On Reddit threads, people have questioned the restaurant's standing as a top U.S. restaurant, which Davis said did not surprise him. "People claim that it's affirmative action, we'd paid for it and there's no way a Black restaurant can be the best," he said.

After the Feb. 3 Reddit post about the service charge, Davis spent the next two days, including a redeye flight home to Oakland, responding to the comments and writing an impassioned defense of the restaurant's service policy, discussing tipping's origins in the United States after slavery ended. Things seemed to quiet down.

Dungeness crab gumbo at Burdell. One of the country's most acclaimed restaurants, it has also faced criticism for its service charge. (Stephen Lam/S.F. Chronicle)

Then, on Feb. 6, SFGATE wrote about the Reddit controversy. Days later, the California Post picked up the story and portrayed it as an expression of "woke" West Coast culture - part of the editorial mandate of the new Rupert Murdoch-owned conservative tabloid - cutting and pasting quotes out of context, Davis said, without reaching out to him. (SFGATE and the Chronicle are both owned by Hearst but the newsrooms are run independently.)

The complaints about the service charge not only resurged, but escalated with the wider exposure and turned "hostile and hateful," said Davis, who posted screenshots of racist emails the restaurant received.

Davis felt compelled to speak out again. "We're tired of this constant hate tons of people seem to think we deserve when all we are doing is run (ning) a food business and do (ing) our best to take care of our staff," he wrote on Instagram, calling out the Post article's headline for being misleading.

Later that day, the headline was rewritten: "20% tip" was replaced with "20% charge." Davis also posted a screenshot of what appeared to be an email from the article's author, in which she apologized to him and his staff. (The reporter did not respond to requests to comment.)

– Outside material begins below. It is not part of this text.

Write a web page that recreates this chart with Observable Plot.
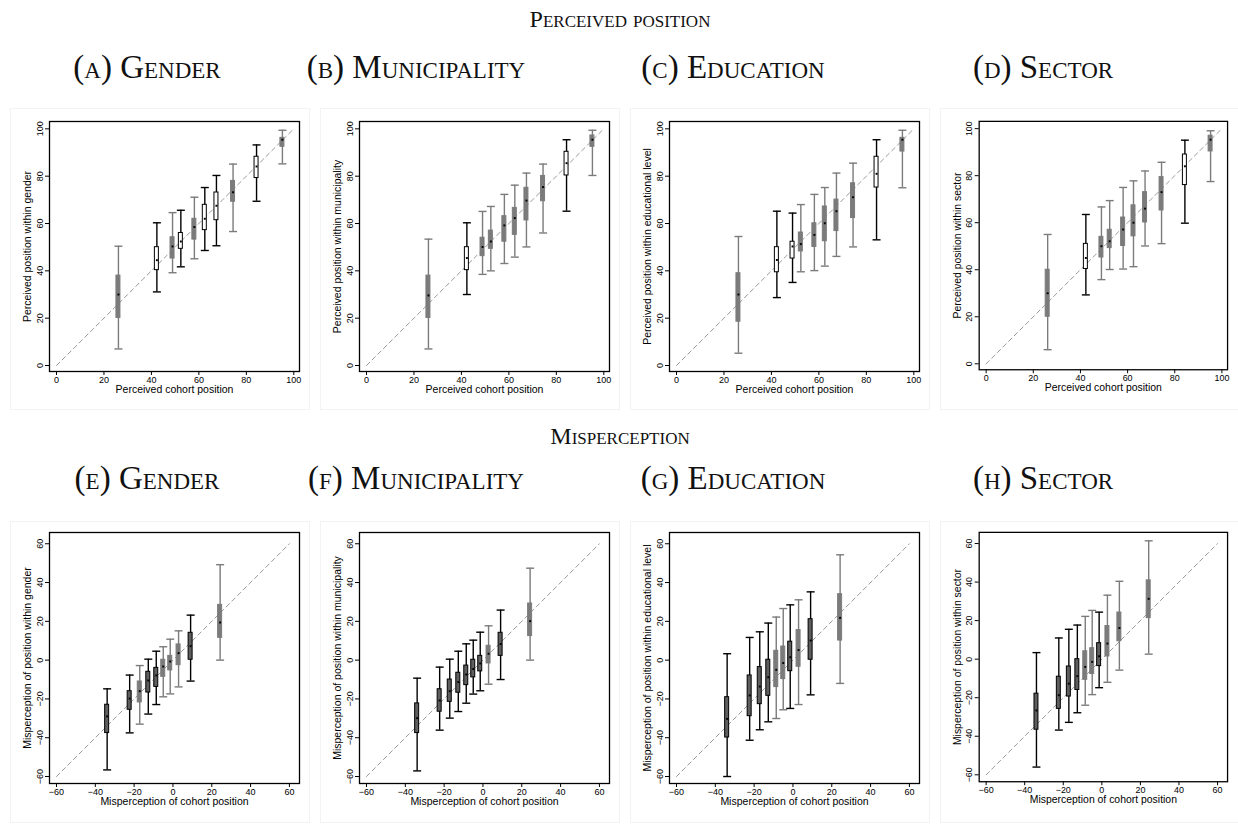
<!DOCTYPE html>
<html>
<head>
<meta charset="utf-8">
<script src="https://cdn.jsdelivr.net/npm/d3@7"></script>
<script src="https://cdn.jsdelivr.net/npm/@observablehq/plot@0.6"></script>
<style>
  body { margin: 0; background: #fff; }
  #fig { position: relative; width: 1238px; height: 825px; overflow: hidden; background: #fff; }
  .hd { position: absolute; transform: translateX(-50%); white-space: nowrap; font-family: "Liberation Serif", "DejaVu Serif", serif; font-variant: small-caps; color: #111; line-height: 1; }
  .region { position: absolute; border: 1px solid #f3f3f3; box-sizing: border-box; }
  .panel { position: absolute; }
</style>
</head>
<body>
<div id="fig"></div>
<script>
// Bin centres on the horizontal axis
const cohortPosition = [26.1, 42.3, 48.9, 52.4, 58.1, 62.5, 67.4, 74.4, 84.3, 95.2];
const cohortMisperception = [-33.9, -22.3, -17.1, -12.7, -8.6, -5.0, -1.4, 2.9, 9.1, 24.3];

// Box summaries per bin: [lower whisker, q1, median, q3, upper whisker]
const posGender = [
  [7, 20.1, 30, 38, 50.4], [31.1, 40.3, 44.5, 50, 60.3], [39.2, 45.2, 50.3, 54.2, 64.6],
  [41.7, 49.3, 52.4, 56, 65.6], [45.1, 53.2, 58.5, 62, 71.1], [48.6, 57.2, 62, 67.9, 75.2],
  [50.6, 61.4, 67.5, 73.1, 80.3], [56.6, 69.2, 73.2, 78, 85.1], [69.4, 79.2, 84.1, 88.2, 93.2],
  [85.2, 92.4, 95.4, 96.2, 99.4]
];
const posMunicipality = [
  [7, 20.1, 29.6, 38, 53.4], [30, 40.3, 45.4, 50, 60.3], [38.5, 46.2, 50.1, 54, 65.1],
  [40, 49.3, 52.4, 57, 67.2], [43.1, 52.3, 59.2, 63.1, 72.3], [45.8, 55.2, 62.3, 66.6, 76.2],
  [50.1, 61.3, 69.7, 75.1, 81.3], [56, 69.4, 75.4, 80.1, 85.1], [65.2, 80.3, 85.5, 90.3, 95.4],
  [80.3, 92.4, 95.4, 97.2, 99.4]
];
const posEducation = [
  [5.2, 18.5, 30, 39, 54.5], [28.7, 39.4, 44.6, 50, 65.2], [35.1, 45.2, 50.3, 52.3, 64.4],
  [39.6, 48.2, 51.3, 56.2, 68], [40.1, 50.1, 55.2, 60.1, 72.3], [42, 52.5, 60.1, 67.2, 75.2],
  [46.1, 56.8, 65.2, 70.1, 81.3], [50.1, 62.3, 71.1, 77, 85.5], [53.1, 75.2, 81, 88.2, 95.4],
  [75.1, 90.4, 95.4, 96.2, 99.4]
];
const posSector = [
  [6, 20, 30, 40, 55], [29.3, 40.3, 45, 51, 63.5], [35.8, 45.2, 50, 54, 66.7],
  [40.1, 49.2, 52.1, 57, 69.4], [40.3, 50.1, 57.1, 62.2, 75], [41.3, 54.2, 60, 67.4, 77.8],
  [50.1, 60.1, 66, 73, 82], [51.1, 65.2, 73, 79.4, 85.7], [59.8, 76, 84, 89, 95.1],
  [77.5, 90.3, 95.3, 97, 99.1]
];
const misGender = [
  [-56.6, -37.6, -29, -23, -14.8], [-37.5, -25.6, -19.8, -16, -7.7], [-33, -21.8, -16, -11, -2.8],
  [-27.8, -16.7, -10.5, -6, 0.5], [-22.9, -13.8, -7.9, -4, 4.6], [-18.9, -8.6, -3.3, 0.2, 6.9],
  [-17.4, -5.3, -0.7, 2.2, 10.8], [-13.8, -2.6, 3.6, 8.1, 15.1], [-10.8, 0.2, 7.2, 14.1, 23.2],
  [0, 11.5, 19.4, 28.5, 49.2]
];
const misMunicipality = [
  [-57.1, -37.6, -29.9, -22.3, -9.3], [-36.1, -26.6, -20.8, -15, -3.6], [-29.9, -21.5, -16, -10, 0.5],
  [-26.5, -16.8, -11.3, -6.5, 4.6], [-22.2, -12.9, -7.4, -2.8, 8.4], [-17.5, -8.9, -4.6, 0.2, 10.3],
  [-15.8, -5.8, -1.7, 2.2, 14.4], [-12.4, -1.7, 3.3, 7.4, 17.7], [-10, 2.2, 8.3, 14.1, 25.8],
  [0, 12.4, 20.1, 29.2, 47.4]
];
const misEducation = [
  [-60, -39.9, -30.3, -19.1, 3.3], [-41.3, -28.9, -18.2, -7.9, 11.7], [-35.9, -22.7, -13.6, -3.6, 14.6],
  [-31.8, -18.4, -8.8, 0.2, 19.1], [-30.1, -13.9, -5, 4.8, 22.2], [-25.6, -9.8, -1.5, 7, 26.6],
  [-24.9, -5.7, 1.5, 9.5, 28.5], [-22.9, -3.4, 5.2, 15.5, 31.1], [-17.9, 0.2, 10.1, 21.1, 35.2],
  [-12, 10.1, 21.8, 34, 54.3]
];
const misSector = [
  [-56, -36.6, -26.6, -17.9, 3.4], [-36.8, -25.8, -18.7, -9.1, 11], [-32.8, -19.4, -12.7, -3.8, 15.5],
  [-27.8, -16, -8.8, 0, 17.7], [-23.9, -10.7, -4, 4.1, 22.2], [-18.4, -7.7, -1.4, 5.7, 25.3],
  [-14.8, -3.6, 1.5, 8.3, 24.4], [-12, 1.4, 8.1, 17.2, 33.2], [-5.7, 9.3, 16.2, 24.2, 40.4],
  [2.6, 21.3, 31.3, 40.9, 61.4]
];

// Plotting series of each bin
const seriesPosGender       = ["a","b","a","b","a","b","b","a","b","a"];
const seriesPosMunicipality = ["a","b","a","a","a","a","a","a","b","a"];
const seriesPosEducation    = ["a","b","b","a","a","a","a","a","b","a"];
const seriesPosSector       = ["a","b","a","a","a","a","a","a","b","a"];
const seriesMisGender       = ["b","b","a","b","b","a","a","a","b","a"];
const seriesMisMunicipality = ["b","b","b","b","b","b","b","a","b","a"];
const seriesMisEducation    = ["b","b","b","b","a","a","b","a","b","a"];
const seriesMisSector       = ["b","b","b","b","a","a","b","a","a","a"];

const posTicks = [0, 20, 40, 60, 80, 100];
const misTicks = [-60, -40, -20, 0, 20, 40, 60];
const posDiagonal = [0, 100];
const misDiagonal = [-60, 60];

const sectionTitles = ["Perceived position", "Misperception"];
const panelCaptions = [
  ["(a) Gender", "(b) Municipality", "(c) Education", "(d) Sector"],
  ["(e) Gender", "(f) Municipality", "(g) Education", "(h) Sector"]
];
const posXLabel = "Perceived cohort position";
const misXLabel = "Misperception of cohort position";
const posYLabels = ["Perceived position within gender", "Perceived position within municipality",
  "Perceived position within educational level", "Perceived position within sector"];
const misYLabels = ["Misperception of position within gender", "Misperception of position within municipality",
  "Misperception of position within educational level", "Misperception of position within sector"];

const GRAY = "#7b7b7b";

// Horizontal whisker cap drawn as a dot symbol
const capSymbol = {
  draw(context, size) {
    const w = Math.sqrt(size / Math.PI);
    context.moveTo(-w, 0);
    context.lineTo(w, 0);
  }
};

function rowsOf(xs, stats, series) {
  return stats.map((s, i) => ({x: xs[i], lo: s[0], q1: s[1], med: s[2], q3: s[3], hi: s[4], series: series[i]}));
}

function panel({rows, xDomain, yDomain, ticks, diagonal, xLabel, yLabel, height, marginBottom, hollowFill}) {
  const color = {domain: ["a", "b"], range: [GRAY, "#000"]};
  return Plot.plot({
    width: 310,
    height,
    marginLeft: 49, marginRight: 11, marginTop: 21, marginBottom,
    style: {fontFamily: "'Liberation Sans', Arial, sans-serif", background: "transparent", overflow: "visible", color: "#000"},
    x: {domain: xDomain},
    y: {domain: yDomain},
    color,
    marks: [
      Plot.line(diagonal, {x: d => d, y: d => d, stroke: "#9a9a9a", strokeWidth: 1, strokeDasharray: "4.5,3.5"}),
      Plot.ruleX(rows, {x: "x", y1: "lo", y2: "hi", stroke: "series", strokeWidth: 1.4}),
      Plot.dot(rows, {x: "x", y: "lo", symbol: capSymbol, r: 4, stroke: "series", strokeWidth: 1.4}),
      Plot.dot(rows, {x: "x", y: "hi", symbol: capSymbol, r: 4, stroke: "series", strokeWidth: 1.4}),
      Plot.rect(rows, {
        x1: "x", x2: "x", y1: "q1", y2: "q3", insetLeft: -2, insetRight: -2,
        fill: d => d.series === "a" ? GRAY : hollowFill, stroke: "series", strokeWidth: 1
      }),
      Plot.dot(rows, {x: "x", y: "med", r: 1.1, symbol: "square", fill: "#000"}),
      Plot.frame({stroke: "#000", strokeWidth: 1.3}),
      Plot.axisX({ticks, tickSize: 4, tickPadding: 1, fontSize: 9, label: null, stroke: "#000"}),
      Plot.axisY({ticks, tickSize: 4, tickPadding: 3, tickRotate: -90, fontSize: 9, label: null, stroke: "#000"}),
      Plot.text([xLabel], {text: d => d, frameAnchor: "bottom", dy: 21, fontSize: 10.5, fill: "#000"}),
      Plot.text([yLabel], {text: d => d, frameAnchor: "left", textAnchor: "middle", rotate: -90, dx: -22, fontSize: 10.5, fill: "#000"})
    ]
  });
}

const fig = document.getElementById("fig");

function addText(text, cls, cx, top, size) {
  const el = document.createElement("div");
  el.className = cls;
  el.textContent = text;
  el.style.left = cx + "px";
  el.style.top = top + "px";
  el.style.fontSize = size + "px";
  fig.appendChild(el);
}

// Section titles and panel captions
addText(sectionTitles[0], "hd", 620, 7, 24);
addText(sectionTitles[1], "hd", 620, 424, 24);
const captionCentres = [147, 416, 733, 1043];
panelCaptions[0].forEach((t, i) => addText(t, "hd", captionCentres[i], 51, 33));
panelCaptions[1].forEach((t, i) => addText(t, "hd", captionCentres[i], 462, 33));

const topStats = [posGender, posMunicipality, posEducation, posSector];
const topSeries = [seriesPosGender, seriesPosMunicipality, seriesPosEducation, seriesPosSector];
const botStats = [misGender, misMunicipality, misEducation, misSector];
const botSeries = [seriesMisGender, seriesMisMunicipality, seriesMisEducation, seriesMisSector];

function place(node, left, top, cls) {
  const wrap = document.createElement("div");
  wrap.className = cls;
  wrap.style.left = left + "px";
  wrap.style.top = top + "px";
  wrap.appendChild(node);
  fig.appendChild(wrap);
}

function region(left, top, w, h) {
  const r = document.createElement("div");
  r.className = "region";
  r.style.left = left + "px"; r.style.top = top + "px";
  r.style.width = w + "px"; r.style.height = h + "px";
  fig.appendChild(r);
}

for (let i = 0; i < 4; i++) {
  region(i * 310 + 10, 108, 300, 302);
  region(i * 310 + 10, 521, 300, 302);
  place(panel({
    rows: rowsOf(cohortPosition, topStats[i], topSeries[i]),
    xDomain: [-2.95, 102.4], yDomain: [-2.53, 103.1], ticks: posTicks, diagonal: posDiagonal,
    xLabel: posXLabel, yLabel: posYLabels[i], height: 310, marginBottom: 39, hollowFill: "#fff"
  }), i * 310, 100, "panel");
  place(panel({
    rows: rowsOf(cohortMisperception, botStats[i], botSeries[i]),
    xDomain: [-63.6, 65.2], yDomain: [-63.6, 65.8], ticks: misTicks, diagonal: misDiagonal,
    xLabel: misXLabel, yLabel: misYLabels[i], height: 311, marginBottom: 39, hollowFill: "#5e5e5e"
  }), i * 310, 511, "panel");
}
</script>
</body>
</html>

The attacks, whether in emails or direct Instagram messages, were still ongoing as of Friday but had diminished, Davis said. In the meantime, he added, locals have supported the restaurant by making reservations, often including notes about how much they support its mission. Burdell is fully booked for Valentine's Day.

Davis believes that a service charge is "the only way for restaurants to survive," with the growing cost of doing business and the industry's famously narrow margins.

And, he added, "We're trying to treat our really diverse team of people who are really skilled with dignity and care."